Le choc des générations est un facteur qui complique l’intégration des jeunes, selon le coach hispano-suisse. @yann_picture
La question de la fidélité des jeunes talents pèse aussi dans la réflexion des entraîneurs, particulièrement sur la pertinence d’intégrer des jeunes. « C’est toujours un pari qu’un club fait de lancer un jeune «, a-t-il rappelé. « Il lui donne sa chance, il se construit et dès qu’il devient performant il va ailleurs. A tout moment un joueur part. Il marque plein de buts, à la fin de la saison on est content on a lancé un jeune. La saison d’après il part, et pas forcément dans un club d’un niveau supérieur, mais dans celui d’à côté. On doit toujours avoir cela en tête, car parfois on investit beaucoup et à l’arrivée ce n’est pas pour notre club, c’est pour celui du voisin. Il faut avoir cette vision-là ».
Les joueurs d’expérience sont également un appui important pour aider un entraineur à intégrer les jeunes. Encore faut-il que les cadres possèdent un véritable attachement au club. « On peut prendre l’exemple d’Adrian Alvarez à Bavois, Le Neün à Saint-Prex, des joueurs expérimentés qui restent x années dans le club et en font à 100 % partie comme s’ils y évoluaient depuis les juniors », a-t-il pointé. « Ce sont des joueurs parfaits à avoir dans un vestiaire pour intégrer au mieux les jeunes ».
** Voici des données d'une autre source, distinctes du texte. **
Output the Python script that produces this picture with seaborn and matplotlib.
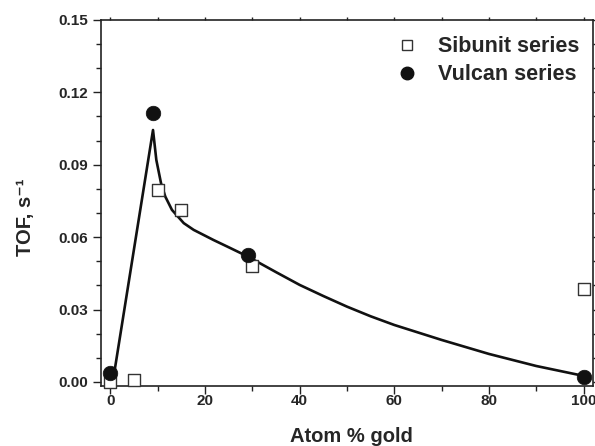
import matplotlib
matplotlib.use("Agg")
import matplotlib.pyplot as plt
import seaborn as sns
import pandas as pd
from matplotlib.ticker import MultipleLocator, FormatStrFormatter
from matplotlib.lines import Line2D

# Data
sibunit_x = [0, 5, 10, 15, 30, 100]
sibunit_y = [0.0, 0.0008, 0.0797, 0.0712, 0.0482, 0.0385]

vulcan_x = [0, 9, 29, 100]
vulcan_y = [0.0037, 0.1113, 0.0525, 0.0020]

fit_x = [0.5, 9, 9.7, 10.7, 11.6, 13, 15.5, 17.6, 21.8, 25, 29, 35, 40, 45, 50, 55, 60,
         70, 80, 90, 100]
fit_y = [0.0, 0.1044, 0.0920, 0.0823, 0.0768, 0.0713, 0.0658, 0.0630, 0.0588, 0.0558,
         0.0520, 0.0455, 0.0402, 0.0356, 0.0312, 0.0272, 0.0236, 0.0174, 0.0116, 0.0066,
         0.0025]

sns.set_style("ticks")
plt.rcParams['font.family'] = ['Liberation Sans', 'DejaVu Sans']
plt.rcParams['font.weight'] = 'bold'

fig = plt.figure(figsize=(5.95, 4.46), dpi=100)
ax = fig.add_axes([0.1697, 0.1345, 0.8269, 0.8207])

fit_df = pd.DataFrame({"x": fit_x, "y": fit_y})
sib_df = pd.DataFrame({"x": sibunit_x, "y": sibunit_y})
vul_df = pd.DataFrame({"x": vulcan_x, "y": vulcan_y})

sns.lineplot(data=fit_df, x="x", y="y", ax=ax, color="#111111", linewidth=1.9,
             sort=False, zorder=2)
sns.scatterplot(data=sib_df, x="x", y="y", ax=ax, marker="s", s=80,
                facecolor="white", edgecolor="#333333", linewidth=1.0, zorder=3,
                clip_on=False)
sns.scatterplot(data=vul_df, x="x", y="y", ax=ax, marker="o", s=110,
                color="#111111", edgecolor="#111111", linewidth=0.5, zorder=4,
                clip_on=False)

ax.set_xlim(-2, 102)
ax.set_ylim(-0.0017, 0.15)

ax.xaxis.set_major_locator(MultipleLocator(20))
ax.xaxis.set_minor_locator(MultipleLocator(10))
ax.yaxis.set_major_locator(MultipleLocator(0.03))
ax.yaxis.set_minor_locator(MultipleLocator(0.01))
ax.yaxis.set_major_formatter(FormatStrFormatter('%.2f'))
ax.xaxis.set_major_formatter(FormatStrFormatter('%d'))

ax.tick_params(which='both', direction='out', top=True, right=True,
               labeltop=False, labelright=False, color='#222222', width=1.0)
ax.tick_params(which='major', length=5.5, labelsize=11)
ax.tick_params(which='minor', length=3.5)
ax.tick_params(axis='x', which='major', pad=0.5)
ax.tick_params(axis='y', which='major', pad=4)
for lab in ax.get_xticklabels() + ax.get_yticklabels():
    lab.set_fontweight('bold')

# short ticks on the top and right spines
for axis in (ax.xaxis, ax.yaxis):
    for t in axis.get_major_ticks() + axis.get_minor_ticks():
        t.tick2line.set_markersize(2.5)

for sp in ax.spines.values():
    sp.set_visible(True)
    sp.set_linewidth(1.2)
    sp.set_color('#222222')

ax.set_xlabel("Atom % gold", fontsize=14.5, fontweight='bold')
ax.xaxis.set_label_coords(0.51, -0.112)
ax.set_ylabel("TOF, s\u207b\u00b9", fontsize=14.5, fontweight='bold')
ax.yaxis.set_label_coords(-0.134, 0.46)

handles = [
    Line2D([], [], marker='s', linestyle='none', markersize=6.5,
           markerfacecolor='white', markeredgecolor='#333333', markeredgewidth=1.0),
    Line2D([], [], marker='o', linestyle='none', markersize=9,
           markerfacecolor='#111111', markeredgecolor='#111111'),
]
ax.legend(handles, ["Sibunit series", "Vulcan series"], loc='upper left',
          frameon=False, prop={'size': 15.5, 'weight': 'bold'},
          handlelength=1.0, handletextpad=0.94, labelspacing=0.34, borderpad=0,
          borderaxespad=0, bbox_to_anchor=(0.600, 0.956))

fig.savefig("out.png", dpi=100)
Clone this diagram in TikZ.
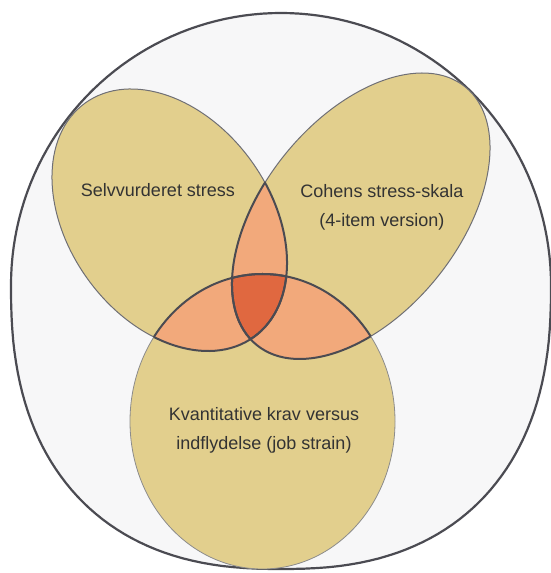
\documentclass[tikz,border=0pt]{standalone}
\usepackage{fontspec}
\setmainfont{Liberation Sans}
\usepackage{tikz}

\definecolor{khaki}{HTML}{E2CF8D}
\definecolor{salmon}{HTML}{F2A97B}
\definecolor{rust}{HTML}{E06840}
\definecolor{mist}{HTML}{F7F7F8}
\definecolor{ink}{HTML}{4B4B52}

\begin{document}
\begin{tikzpicture}[x=1pt,y=1pt]
      \tikzstyle{world}=[fill=mist,draw=ink,line width=2.2pt]
      \tikzstyle{set}=[fill=khaki,draw=ink!80,line width=1pt]
      \tikzstyle{setb}=[fill=khaki,draw=black!45,line width=0.8pt]
      \tikzstyle{lap}=[fill=salmon]
      \tikzstyle{core}=[fill=rust]
      \tikzstyle{rim}=[draw=ink,line width=2pt]
      \tikzstyle{label}=[inner sep=0pt,align=center,text=black!80,
        font=\fontsize{18}{29}\selectfont]

      \def\selv{(169.5,353) circle [x radius=144.2pt, y radius=100.9pt, rotate=-54.2]}
      \def\cohen{(361,357) circle [x radius=165.9pt, y radius=97.8pt, rotate=51.1]}
      \def\kvant{(262.5,151.5) circle [x radius=132.5pt, y radius=147.5pt]}

      \useasboundingbox (0,0) rectangle (550,573);

      % outer frame, a little flatter at the bottom
      \path[world] plot[domain=0:180,samples=91] ({281+270*cos(\x)},{288+272*sin(\x)})
        -- plot[domain=180:360,samples=90]
        ({281+270*sign(cos(\x))*max(abs(cos(\x)),0.0001)^0.8333},
         {288-284*max(abs(sin(\x)),0.0001)^0.8333}) -- cycle;

      \path[set] \selv;
      \path[set] \cohen;
      \path[setb] \kvant;

      % overlaps
      \begin{scope}
        \clip \selv;
        \path[lap] \cohen;
        \path[lap] \kvant;
      \end{scope}
      \begin{scope}
        \clip \cohen;
        \path[lap] \kvant;
      \end{scope}
      \begin{scope}
        \clip \selv;
        \clip \cohen;
        \path[core] \kvant;
      \end{scope}

      % borders inside the overlaps
      \begin{scope}
        \clip \selv;
        \path[rim] \cohen;
        \path[rim] \kvant;
      \end{scope}
      \begin{scope}
        \clip \cohen;
        \path[rim] \selv;
        \path[rim] \kvant;
      \end{scope}
      \begin{scope}
        \clip \kvant;
        \path[rim] \selv;
        \path[rim] \cohen;
      \end{scope}

      \node[label,anchor=base](selvlbl) at (158,376) {Selvvurderet stress};
      \node[label](cohenlbl) at (382,366.1) {Cohens stress-skala\\(4-item version)};
      \node[label](kvantlbl) at (264,143.1) {Kvantitative krav versus\\indflydelse (job strain)};
\end{tikzpicture}
\end{document}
Les juniors A, est-ce vraiment utile ?
Avec la réforme de l’ACVF, les jeunes joueurs peuvent désormais évoluer en junior B jusqu’à l’âge de dix-huit – dix-neuf ans (seize – dix-sept ans auparavant) et jusqu’à vingt à vingt-et-un ans en junior A (dix-neuf à vingt ans auparavant). Une réforme qui, selon Marcos Carballo, complique davantage encore l’intégration des jeunes chez les actifs. « Un jeune joueur de dix-sept ans, avec ce qu’on fait en préparation physique, et les exigences données dans le canton, doit se frotter au monde des adultes », a-t-il déclaré. « Le fait de les laisser uniquement entre les juniors régionaux, être dans une équipe de junior A, ne va rien apprendre au niveau du vice, des contacts, de la tactique. Dès qu’ils ont un corps qui peut supporter les charges, ils doivent se retrouver dans une équipe composée d’adultes de 3ème ou 4ème ligue. C’est un pas intermédiaire avant d’aller en 2ème ligue ou plus haut. Il faut respecter la 3ème ligue, ça court passablement, ça reste un joli niveau ».

La question de l’utilité de conserver la catégorie des juniors A se pose toujours autant, et ce depuis des années. @mg_focus_photography
Les projets axés sur les jeunes
Certains clubs, comme les réserves du Stade Lausanne Ouchy ou du Stade Nyonnais ont misé sur des effectifs très jeunes pour la campagne 2025-2026. Une stratégie risquée à court terme, mais qui peut se révéler gagnante à long terme. « On se rend compte que deux clubs qui ont de supers juniors A, B, C, qui ont de très bons mouvements juniors, mais inférieurs à celui du LS, le haut de la pyramide fait tout juste une 2ème ligue. Dans un club qui mise à 100 % sur les jeunes c’est très difficile à se maintenir. Si l’équipe y parvient et que les jeunes restent ensemble, ces derniers se développent avec un bon encadrement. Deux ans plus tard, ce sont des équipes qui montent. Ce sont des projets parfaits pour des deuxièmes équipes. Le mieux reste quand même un projet avec passablement de jeunes, entourés de suffisamment de joueurs d’expérience dans des postes clés comme celui de défenseur central, milieu axial et peut-être avant-centre ».
Carballo souligne que ce type de projet reste rare en 2ème ligue. « En règle générale, on ne voit pas ça plus haut que la 3ème ligue », a-t-il assuré. « Pour la 2ème ligue, il faut un mouvement junior incroyable comme celui du Stade Lausanne Ouchy ou du Stade Nyonnais. Je leur souhaite de se sauver parce que ce sont de jolis projets avec de super jeunes ».